Provided entries
## START

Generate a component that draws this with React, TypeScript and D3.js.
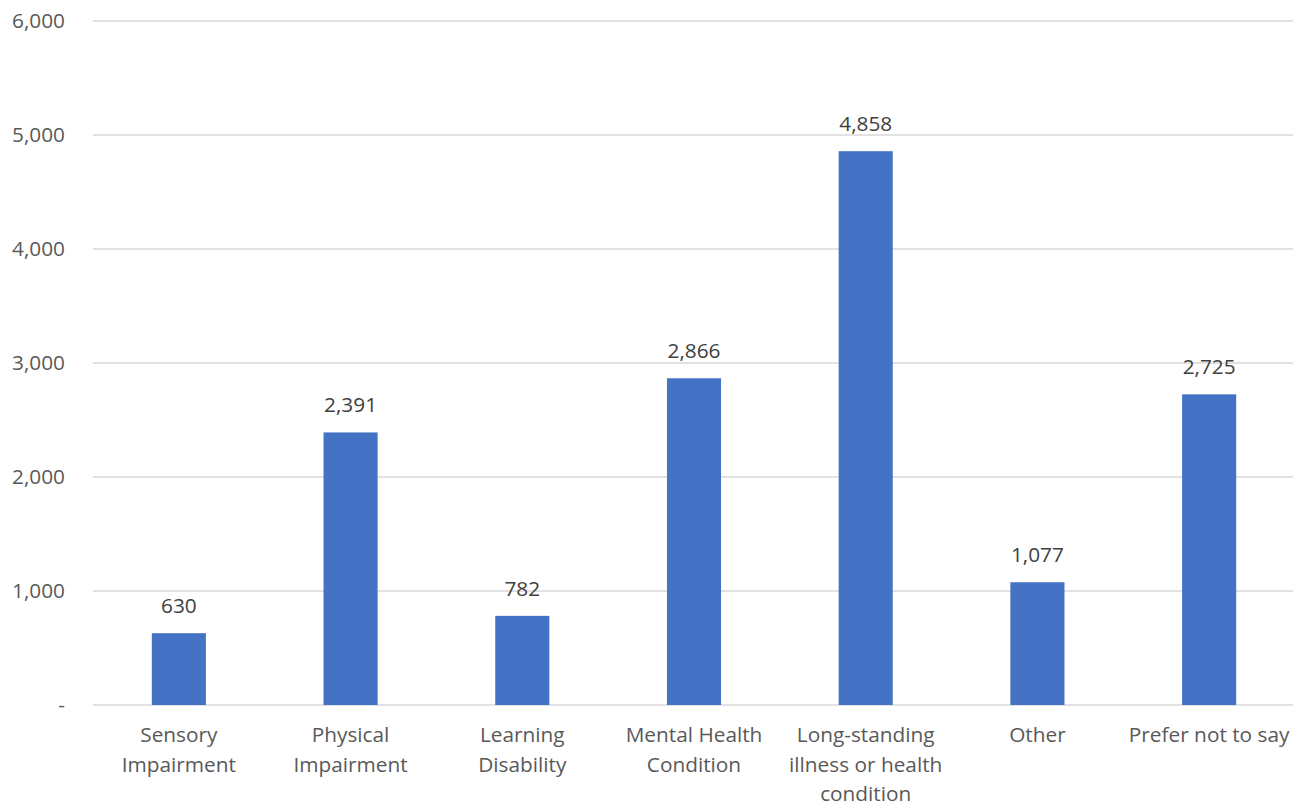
import React from "react";
import * as d3 from "d3";

const categories: string[][] = [
  ["Sensory", "Impairment"],
  ["Physical", "Impairment"],
  ["Learning", "Disability"],
  ["Mental Health", "Condition"],
  ["Long-standing", "illness or health", "condition"],
  ["Other"],
  ["Prefer not to say"],
];
const values: number[] = [630, 2391, 782, 2866, 4858, 1077, 2725];
const yTicks: number[] = [0, 1000, 2000, 3000, 4000, 5000, 6000];

const W = 1293;
const H = 805;
const left = 93;
const right = 1295;
const top = 21;
const bottom = 705;
const FONT = "'Open Sans', 'Noto Sans', sans-serif";
const FS = 20.8;

export default function App() {
  const keys = categories.map((c, i) => String(i));
  const x = d3.scaleBand<string>().domain(keys).range([left, right]).paddingInner(0.685).paddingOuter(0.3425);
  const y = d3.scaleLinear().domain([0, 6000]).range([bottom, top]);
  const fmt = d3.format(",");
  const bw = x.bandwidth();
  return (
    <svg width={W} height={H} style={{ position: "absolute", left: 0, top: 0, background: "#fff" }} fontFamily={FONT}>
      {yTicks.map((t) => (
        <g key={t}>
          <line x1={left} x2={right} y1={y(t)} y2={y(t)} stroke="#d9d9d9" strokeWidth={1.3} />
          <text x={65} y={y(t)} dy="0.35em" textAnchor="end" fontSize={FS} fill="#595959">
            {t === 0 ? "-" : fmt(t)}
          </text>
        </g>
      ))}
      {values.map((v, i) => {
        const cx = (x(String(i)) as number) + bw / 2;
        return (
          <g key={i}>
            <rect x={x(String(i))} y={y(v)} width={bw} height={y(0) - y(v)} fill="#4472C4" />
            <text x={cx} y={y(v) - 20} textAnchor="middle" fontSize={FS} fill="#404040">
              {fmt(v)}
            </text>
            {categories[i].map((line, j) => (
              <text key={j} x={cx} y={742 + j * 29.5} textAnchor="middle" fontSize={FS} fill="#595959">
                {line}
              </text>
            ))}
          </g>
        );
      })}
    </svg>
  );
}
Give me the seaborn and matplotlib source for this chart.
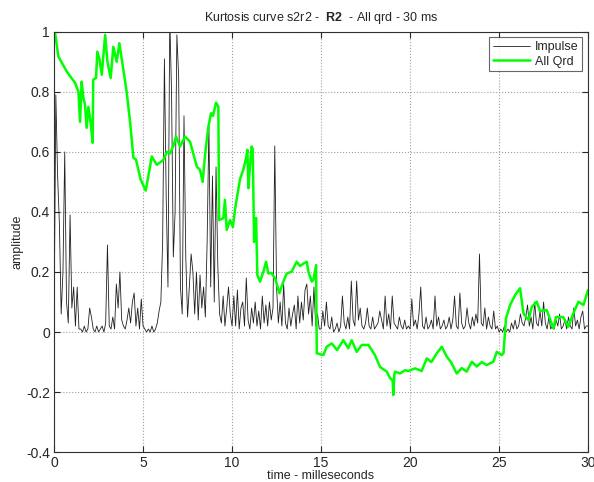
import numpy as np
import pandas as pd
import matplotlib
matplotlib.use("Agg")
import matplotlib.pyplot as plt
import seaborn as sns

# impulse amplitude, one value every 0.1 ms from 0 to 30 ms
impulse_step = 0.1
impulse_vals = [
    0.02, 0.79, 0.52, 0.36, 0.06, 0.20, 0.60, 0.10, 0.03, 0.39,
    0.08, 0.15, 0.02, 0.15, 0.01, 0.01, 0.00, 0.02, 0.00, 0.01,
    0.08, 0.05, 0.01, 0.00, 0.02, 0.00, 0.01, 0.02, 0.00, 0.03,
    0.29, 0.02, 0.01, 0.05, 0.01, 0.16, 0.08, 0.20, 0.04, 0.02,
    0.01, 0.04, 0.08, 0.03, 0.10, 0.13, 0.02, 0.08, 0.01, 0.11,
    0.02, 0.01, 0.00, 0.01, 0.00, 0.02, 0.00, 0.01, 0.03, 0.07,
    0.10, 0.30, 0.91, 0.45, 0.15, 1.05, 0.80, 0.25, 0.40, 0.99,
    0.85, 0.15, 0.06, 0.72, 0.25, 0.05, 0.15, 0.26, 0.20, 0.06,
    0.20, 0.04, 0.19, 0.08, 0.15, 0.05, 0.30, 0.69, 0.15, 0.52,
    0.10, 0.55, 0.22, 0.06, 0.03, 0.12, 0.02, 0.08, 0.15, 0.06,
    0.02, 0.12, 0.02, 0.14, 0.01, 0.08, 0.10, 0.02, 0.18, 0.04,
    0.01, 0.08, 0.03, 0.10, 0.02, 0.07, 0.01, 0.12, 0.03, 0.09,
    0.02, 0.10, 0.04, 0.08, 0.62, 0.15, 0.03, 0.10, 0.02, 0.16,
    0.03, 0.01, 0.08, 0.02, 0.06, 0.09, 0.01, 0.12, 0.03, 0.10,
    0.04, 0.14, 0.16, 0.06, 0.12, 0.02, 0.15, 0.02, 0.06, 0.01,
    0.01, 0.07, 0.02, 0.10, 0.02, 0.01, 0.05, 0.00, 0.01, 0.03,
    0.00, 0.02, 0.12, 0.03, 0.01, 0.05, 0.01, 0.17, 0.04, 0.02,
    0.17, 0.04, 0.08, 0.02, 0.01, 0.03, 0.08, 0.02, 0.01, 0.05,
    0.01, 0.02, 0.03, 0.07, 0.04, 0.01, 0.12, 0.02, 0.06, 0.01,
    0.12, 0.03, 0.02, 0.01, 0.05, 0.02, 0.01, 0.04, 0.01, 0.02,
    0.01, 0.11, 0.02, 0.04, 0.01, 0.06, 0.15, 0.02, 0.01, 0.05,
    0.01, 0.02, 0.04, 0.01, 0.12, 0.02, 0.05, 0.01, 0.02, 0.04,
    0.01, 0.02, 0.05, 0.01, 0.04, 0.12, 0.02, 0.01, 0.13, 0.03,
    0.01, 0.02, 0.08, 0.03, 0.01, 0.05, 0.02, 0.06, 0.03, 0.26,
    0.03, 0.02, 0.08, 0.01, 0.05, 0.02, 0.01, 0.07, 0.01, 0.02,
    0.00, 0.01, 0.00, 0.02, 0.00, 0.01, 0.00, 0.03, 0.01, 0.04,
    0.01, 0.02, 0.06, 0.03, 0.02, 0.05, 0.09, 0.02, 0.05, 0.01,
    0.10, 0.03, 0.02, 0.07, 0.02, 0.10, 0.03, 0.01, 0.05, 0.01,
    0.02, 0.01, 0.04, 0.02, 0.06, 0.01, 0.02, 0.04, 0.01, 0.05,
    0.02, 0.01, 0.08, 0.02, 0.04, 0.01, 0.05, 0.07, 0.01, 0.02,
    0.02,
]

# all qrd kurtosis curve, read at turning points
qrd_t = [
    0.05, 0.24, 0.71, 1.18, 1.37, 1.46, 1.55, 1.65, 1.74, 1.83, 1.93, 2.05,
    2.17, 2.2, 2.36, 2.43, 2.55, 2.68, 2.87, 3.0, 3.18, 3.33, 3.52, 3.67,
    3.8, 4.08, 4.27, 4.46, 4.6, 4.87, 5.0, 5.15, 5.3, 5.49, 5.77, 6.14,
    6.33, 6.52, 6.7, 6.85, 7.08, 7.36, 7.64, 8.02, 8.2, 8.35, 8.5, 8.67,
    8.82, 8.93, 9.1, 9.23, 9.27, 9.51, 9.6, 9.7, 9.89, 10.05, 10.17, 10.45,
    10.63, 10.79, 10.86, 10.92, 11.0, 11.1, 11.16, 11.24, 11.35, 11.42, 11.57, 11.76,
    11.91, 12.04, 12.2, 12.42, 12.66, 12.88, 13.07, 13.35, 13.63, 13.82, 14.04, 14.2,
    14.29, 14.48, 14.57, 14.72, 14.76, 15.13, 15.32, 15.6, 15.9, 16.25, 16.53, 16.72,
    17.0, 17.29, 17.66, 18.03, 18.31, 18.69, 18.88, 19.02, 19.06, 19.12, 19.16, 19.44,
    19.72, 19.9, 20.28, 20.65, 20.94, 21.2, 21.5, 21.78, 22.06, 22.3, 22.62, 22.9,
    23.18, 23.47, 23.75, 24.03, 24.3, 24.68, 24.87, 25.15, 25.25, 25.39, 25.62, 25.9,
    26.18, 26.37, 26.65, 26.84, 27.12, 27.3, 27.68, 28.05, 28.2, 28.6, 28.89, 29.17,
    29.46, 29.74, 30.0,
]
qrd_v = [
    1.0, 0.918, 0.868, 0.83, 0.80, 0.70, 0.834, 0.78, 0.757, 0.68, 0.75, 0.70,
    0.63, 0.84, 0.847, 0.934, 0.91, 0.857, 0.99, 0.90, 0.846, 0.95, 0.90, 0.962,
    0.91, 0.80, 0.70, 0.58, 0.575, 0.507, 0.49, 0.471, 0.52, 0.585, 0.557, 0.573,
    0.60, 0.595, 0.62, 0.651, 0.618, 0.651, 0.634, 0.551, 0.54, 0.50, 0.60, 0.684,
    0.729, 0.72, 0.764, 0.751, 0.373, 0.379, 0.44, 0.34, 0.373, 0.35, 0.41, 0.51,
    0.54, 0.58, 0.607, 0.479, 0.55, 0.618, 0.61, 0.30, 0.38, 0.19, 0.168, 0.201,
    0.234, 0.195, 0.197, 0.179, 0.129, 0.168, 0.195, 0.201, 0.234, 0.22, 0.229, 0.234,
    0.20, 0.168, 0.173, 0.223, -0.071, -0.077, -0.049, -0.038, -0.06, -0.027, -0.054, -0.027,
    -0.066, -0.043, -0.043, -0.077, -0.116, -0.132, -0.154, -0.16, -0.21, -0.14, -0.132, -0.138,
    -0.127, -0.13, -0.121, -0.13, -0.088, -0.10, -0.071, -0.049, -0.082, -0.10, -0.138, -0.12,
    -0.132, -0.099, -0.115, -0.10, -0.11, -0.099, -0.066, -0.077, -0.07, 0.046, 0.09, 0.123,
    0.146, 0.062, 0.04, 0.084, 0.101, 0.07, 0.073, 0.012, 0.05, 0.05, 0.018, 0.062,
    0.101, 0.09, 0.14,
]

x_ticks = [0, 5, 10, 15, 20, 25, 30]
y_ticks = [-0.4, -0.2, 0, 0.2, 0.4, 0.6, 0.8, 1]
y_ticklabels = ["-0.4", "-0.2", "0", "0.2", "0.4", "0.6", "0.8", "1"]

imp = pd.DataFrame({"t": np.arange(len(impulse_vals)) * impulse_step, "amp": impulse_vals})
qrd = pd.DataFrame({"t": qrd_t, "amp": qrd_v})

sns.set_style("ticks")
plt.rcParams["font.family"] = ["Liberation Sans", "DejaVu Sans"]
plt.rcParams["mathtext.fontset"] = "custom"
plt.rcParams["mathtext.bf"] = "Liberation Sans:bold"
plt.rcParams["mathtext.rm"] = "Liberation Sans"

fig = plt.figure(figsize=(5.94, 4.82), dpi=100)
ax = fig.add_axes([0.091, 0.062, 0.899, 0.872])

sns.lineplot(data=imp, x="t", y="amp", ax=ax, color="#202020", linewidth=0.6,
             sort=False, estimator=None, label="Impulse")
sns.lineplot(data=qrd, x="t", y="amp", ax=ax, color="#00ff00", linewidth=1.8,
             sort=False, estimator=None, label="All Qrd")

ax.set_xlim(0, 30)
ax.set_ylim(-0.4, 1)
ax.set_xticks(x_ticks)
ax.set_xticklabels([str(v) for v in x_ticks])
ax.set_yticks(y_ticks)
ax.set_yticklabels(y_ticklabels)
ax.tick_params(direction="in", top=True, right=True, length=4, labelsize=10, pad=3)
ax.grid(True, linestyle=":", color="#a0a0a0", linewidth=0.8)
for s in ax.spines.values():
    s.set_linewidth(0.8)
    s.set_color("#303030")

ax.set_xlabel("time - milleseconds", fontsize=9, labelpad=0)
ax.set_ylabel("amplitude", fontsize=9, labelpad=2)
ax.set_title(r"Kurtosis curve s2r2 -  $\mathbf{R2}$  - All qrd - 30 ms", fontsize=9, pad=8)

leg = ax.legend(loc="upper right", fontsize=9, frameon=True, fancybox=False,
                handlelength=3.0, borderpad=0.3, labelspacing=0.2,
                handletextpad=0.4, borderaxespad=0.45)
leg.get_frame().set_edgecolor("#404040")
leg.get_frame().set_linewidth(0.8)

fig.savefig("out.png", dpi=100)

## END

Instruction
Please list every line of the records that contains "this".

Task response
Generate a component that draws this with React, TypeScript and D3.js.
Give me the seaborn and matplotlib source for this chart.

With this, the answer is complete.